A Lifelong Love of Beachcombing

Some of my most magical childhood memories are of beachcombing with my family on the North West coast of Washington State. My brother and i would play all sorts of games, hiding from each other, making or discovering huge driftwood forts where the sand had drifted and created caves smelling of the sea.

Flotsam and jetsum abounded on the coast and we revelled in most of the treasures we found. There were of course the seashells; sand dollars, mussels, limpets, oyster, clam and crab. Some beaches were covered in wonderfully polished stones and pebbles.

Occaisionally we would find beautiful glass balls used as floats for the nets of Japanese fishermen. Red, blue, clear, yellow, green they came in all colors and sizes often ranging from tennis ball sized to basketball sized. These were greatly prized and sought after for years and years of beachcombing. I have not lived on the coast for some time now and wonder if the Japanese fishermen still use these hand blown glass floats or if they, like most of the world have moved on to cheap plastic floats. I hope not.

Another favorite find was sea glass which was glass from broken bottles that had been rounded and worn by the rhythmic motion of the waves and the beach sand. This gives the glass a frosted look. The colors are wonderful, there are lots of brown pieces from beer bottles of course, but the light blue and green are also fairly prominent. Other colors are more rare, such as yellow, red or that dark lapis blue.

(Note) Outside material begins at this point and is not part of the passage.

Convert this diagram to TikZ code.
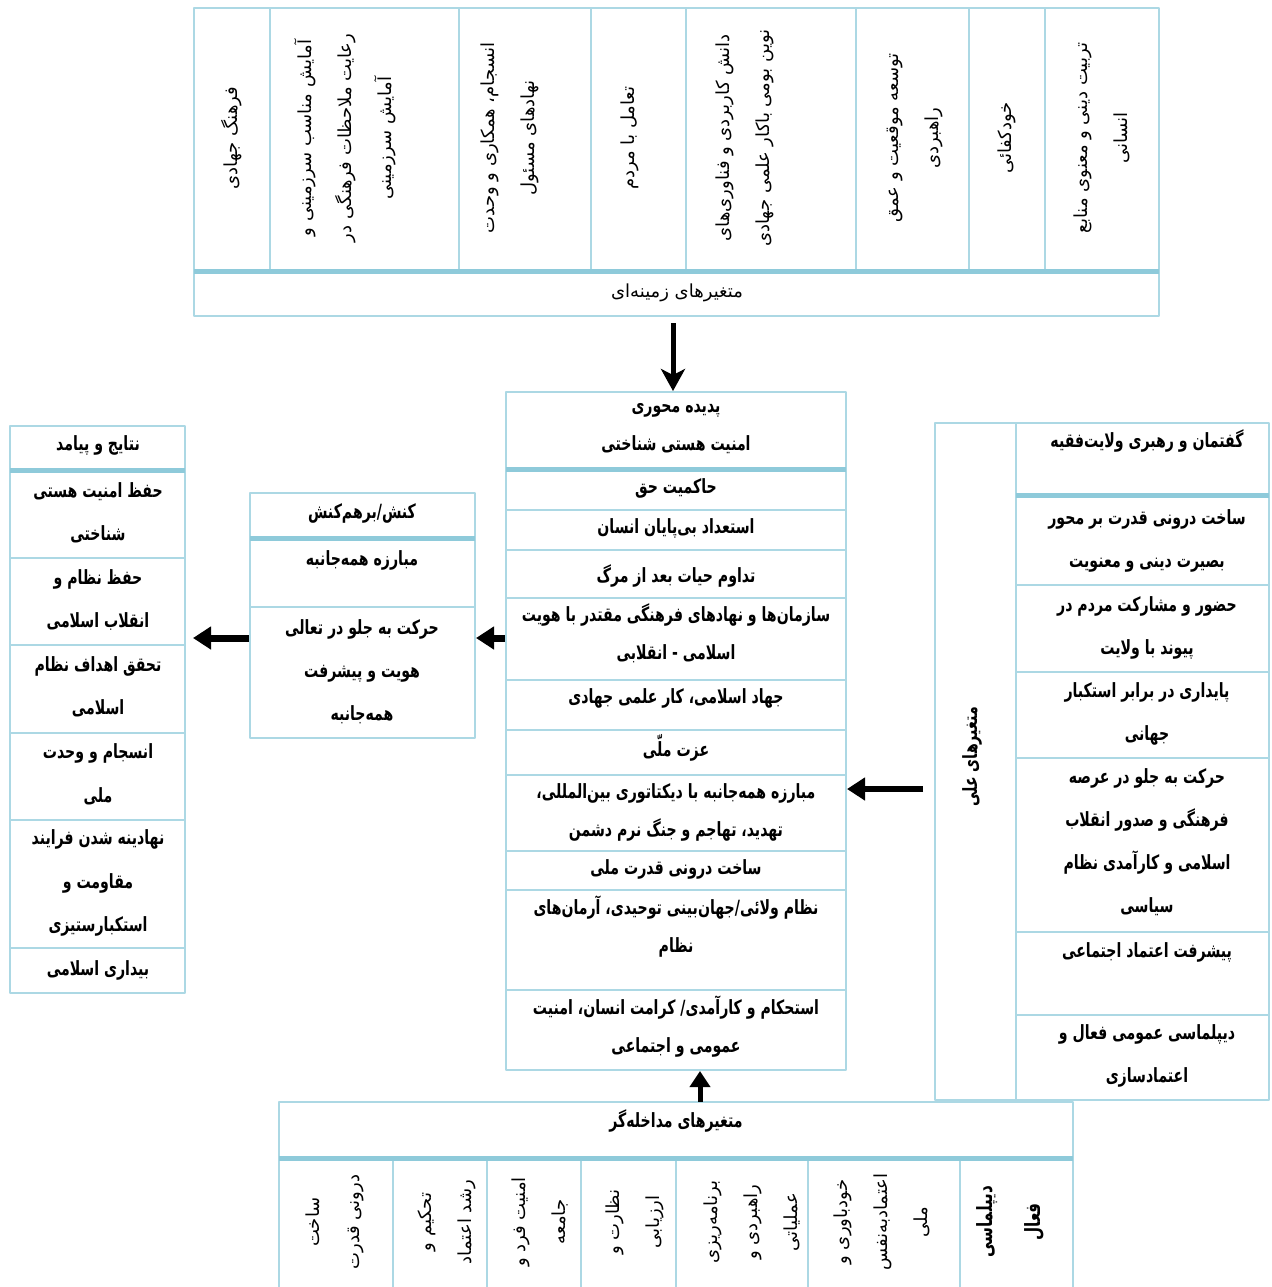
\documentclass[tikz,border=0pt]{standalone}
\usepackage{fontspec}
\newfontfamily\farsi[Script=Arabic]{DejaVu Sans}
\newfontfamily\farsib[Script=Arabic,FakeStretch=0.72]{DejaVu Sans}
\TeXXeTstate=1
\usetikzlibrary{arrows.meta,fit}
\definecolor{boxblue}{RGB}{172,216,228}
\definecolor{bandblue}{RGB}{142,202,218}
\newcommand\fa[1]{\beginR#1\endR}
\begin{document}
\begin{tikzpicture}[x=0.5pt,y=-0.5pt,line join=round,>=Stealth]
			\tikzset{frame/.style={draw=boxblue,line width=1pt,inner sep=0pt},
				band/.style={draw=bandblue,line width=2.5pt},
				cell/.style={font=\farsib\bfseries\fontsize{9.8}{#1}\selectfont,align=center,inner sep=0pt},
				cell/.default=19pt,
				vcell/.style={font=\farsi\fontsize{9}{20pt}\selectfont,align=center,inner sep=0pt,rotate=90},
				bigarrow/.style={line width=2.5pt,-{Stealth[length=11pt,width=12pt,inset=3pt]}},
				sidearrow/.style={line width=3.5pt,-{Triangle[length=9pt,width=11pt]}}}
			\useasboundingbox (0,0) rectangle (1271,1287);
			% متغیرهای زمینه‌ای
			\node[frame,fit={(194,8) (1159,316)}] (zamine) {};
			\foreach \x in {270,459,591,686,856,969,1045} \draw[frame] (\x,8)--(\x,271);
			\draw[band] (194,271)--(1159,271);
			\node[font=\farsi\fontsize{9}{20pt}\selectfont,inner sep=0pt] (zamine-t) at (677,293) {\fa{متغیرهای زمینه^^^^200cای}};
			\foreach \x/\t [count=\i] in {232/{\fa{فرهنگ جهادی}},
				345/{\fa{آمایش مناسب سرزمینی و}\\\fa{رعایت ملاحظات فرهنگی در}\\\fa{آمایش سرزمینی}},
				510/{\fa{انسجام، همکاری و وحدت}\\\fa{نهادهای مسئول}},
				630/{\fa{تعامل با مردم}},
				745/{\fa{دانش کاربردی و فناوری^^^^200cهای}\\\fa{نوین بومی باکار علمی جهادی}},
				915/{\fa{توسعه موقعیت و عمق}\\\fa{راهبردی}},
				1007/{\fa{خودکفائی}},
				1102/{\fa{تربیت دینی و معنوی منابع}\\\fa{انسانی}}}
				\node[vcell] (z\i) at (\x,138) {\t};
			% پدیده محوری
			\node[frame,fit={(506,392) (846,1070)}] (mehvar) {};
			\foreach \y in {510,550,598,680,730,775,851,890,990} \draw[frame] (506,\y)--(846,\y);
			\draw[band] (506,469)--(846,469);
			\foreach \y/\t [count=\i] in {428.5/{\fa{پدیده محوری}\\\fa{امنیت هستی شناختی}},
				488/{\fa{حاکمیت حق}},
				528/{\fa{استعداد بی^^^^200cپایان انسان}},
				576/{\fa{تداوم حیات بعد از مرگ}},
				633/{\fa{سازمان^^^^200cها و نهادهای فرهنگی مقتدر با هویت}\\\fa{اسلامی - انقلابی}},
				698/{\fa{جهاد اسلامی، کار علمی جهادی}},
				748/{\fa{عزت ملّی}},
				812/{\fa{مبارزه همه^^^^200cجانبه با دیکتاتوری بین^^^^200cالمللی،}\\\fa{تهدید، تهاجم و جنگ نرم دشمن}},
				869/{\fa{ساخت درونی قدرت ملی}},
				927/{\fa{نظام ولائی/جهان^^^^200cبینی توحیدی، آرمان^^^^200cهای}\\\fa{نظام}},
				1026.5/{\fa{استحکام و کارآمدی/ کرامت انسان، امنیت}\\\fa{عمومی و اجتماعی}}}
				\node[cell] (m\i) at (676,\y) {\t};
			% متغیرهای علی
			\node[frame,fit={(935,423) (1269,1100)}] (ellat) {};
			\draw[frame] (1016,423)--(1016,1100);
			\foreach \y in {585,672,758,932,1015} \draw[frame] (1016,\y)--(1269,\y);
			\draw[band] (1016,495)--(1269,495);
			\node[cell,rotate=90] (ellat-t) at (972,757) {\fa{متغیرهای علی}};
			\foreach \y/\t [count=\i] in {441/{\fa{گفتمان و رهبری ولایت^^^^200cفقیه}},
				540.5/{\fa{ساخت درونی قدرت بر محور}\\\fa{بصیرت دینی و معنویت}},
				627.5/{\fa{حضور و مشارکت مردم در}\\\fa{پیوند با ولایت}},
				714/{\fa{پایداری در برابر استکبار}\\\fa{جهانی}},
				842.5/{\fa{حرکت به جلو در عرصه}\\\fa{فرهنگی و صدور انقلاب}\\\fa{اسلامی و کارآمدی نظام}\\\fa{سیاسی}},
				952/{\fa{پیشرفت اعتماد اجتماعی}},
				1055.5/{\fa{دیپلماسی عمومی فعال و}\\\fa{اعتمادسازی}}}
				\node[cell=21.5pt] (e\i) at (1147,\y) {\t};
			% کنش/برهم‌کنش
			\node[frame,fit={(250,493) (475,738)}] (kansh) {};
			\draw[band] (250,538)--(475,538);
			\draw[frame] (250,607)--(475,607);
			\foreach \y/\t [count=\i] in {513/{\fa{کنش/برهم^^^^200cکنش}},
				560/{\fa{مبارزه همه^^^^200cجانبه}},
				671.5/{\fa{حرکت به جلو در تعالی}\\\fa{هویت و پیشرفت}\\\fa{همه^^^^200cجانبه}}}
				\node[cell=21.5pt] (k\i) at (362,\y) {\t};
			% نتایج و پیامد
			\node[frame,fit={(10,426) (185,993)}] (natayej) {};
			\foreach \y in {558,645,733,820,948} \draw[frame] (10,\y)--(185,\y);
			\draw[band] (10,470)--(185,470);
			\foreach \y/\t [count=\i] in {445/{\fa{نتایج و پیامد}},
				513/{\fa{حفظ امنیت هستی}\\\fa{شناختی}},
				600/{\fa{حفظ نظام و}\\\fa{انقلاب اسلامی}},
				687/{\fa{تحقق اهداف نظام}\\\fa{اسلامی}},
				774.5/{\fa{انسجام و وحدت}\\\fa{ملی}},
				883/{\fa{نهادینه شدن فرایند}\\\fa{مقاومت و}\\\fa{استکبارستیزی}},
				970/{\fa{بیداری اسلامی}}}
				\node[cell=21.75pt] (n\i) at (98,\y) {\t};
			% متغیرهای مداخله‌گر
			\node[fit={(279,1102) (1073,1287)},inner sep=0pt] (modakhele) {};
			\draw[frame] (279,1287)|-(1073,1102)--(1073,1287);
			\foreach \x in {393,487,581,676,808,960} \draw[frame] (\x,1158)--(\x,1287);
			\draw[band] (279,1158)--(1073,1158);
			\node[cell] (modakhele-t) at (676,1121) {\fa{متغیرهای مداخله^^^^200cگر}};
			\foreach \x/\t [count=\i] in {335/{\fa{ساخت}\\\fa{درونی قدرت}},
				447/{\fa{تحکیم و}\\\fa{رشد اعتماد}},
				540/{\fa{امنیت فرد و}\\\fa{جامعه}},
				635/{\fa{نظارت و}\\\fa{ارزیابی}},
				752/{\fa{برنامه^^^^200cریزی}\\\fa{راهبردی و}\\\fa{عملیاتی}},
				882/{\fa{خودباوری و}\\\fa{اعتمادبه^^^^200cنفس}\\\fa{ملی}}}
				\node[vcell] (d\i) at (\x,1222) {\t};
			\node[vcell,font=\farsib\bfseries\fontsize{10.5}{24pt}\selectfont] (d7) at (1010,1222) {\fa{دیپلماسی}\\\fa{فعال}};
			% arrows
			\coordinate (lvl-t) at (673,0);
			\coordinate (lvl-b) at (700,0);
			\coordinate (lvl-l) at (0,638);
			\coordinate (lvl-r) at (0,789);
			\draw[bigarrow,shorten <=3pt] (zamine.south -| lvl-t)--(mehvar.north -| lvl-t);
			\draw[sidearrow,line width=3pt,shorten <=5.5pt] (ellat.west |- lvl-r)--(mehvar.east |- lvl-r);
			\draw[sidearrow] (mehvar.west |- lvl-l)--(kansh.east |- lvl-l);
			\draw[sidearrow,shorten >=3.5pt] (kansh.west |- lvl-l)--(natayej.east |- lvl-l);
			\draw[bigarrow,-{Triangle[length=8pt,width=10pt]}] (modakhele.north -| lvl-b)--(mehvar.south -| lvl-b);
		\end{tikzpicture}
\end{document}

My brother recently sent me some of this sea glass from his beachcombing and hiking. As a lifelong hiker and photographer he often travels the beach and rain coast forest between First Beach and Third Beach as well as digging Ruby Beach and hitting Ocean Shores with his family where the love of beachcombing has been passed down to his children. I am working on designs for these pieces of sea glass in rings, earrings, pendants and necklaces.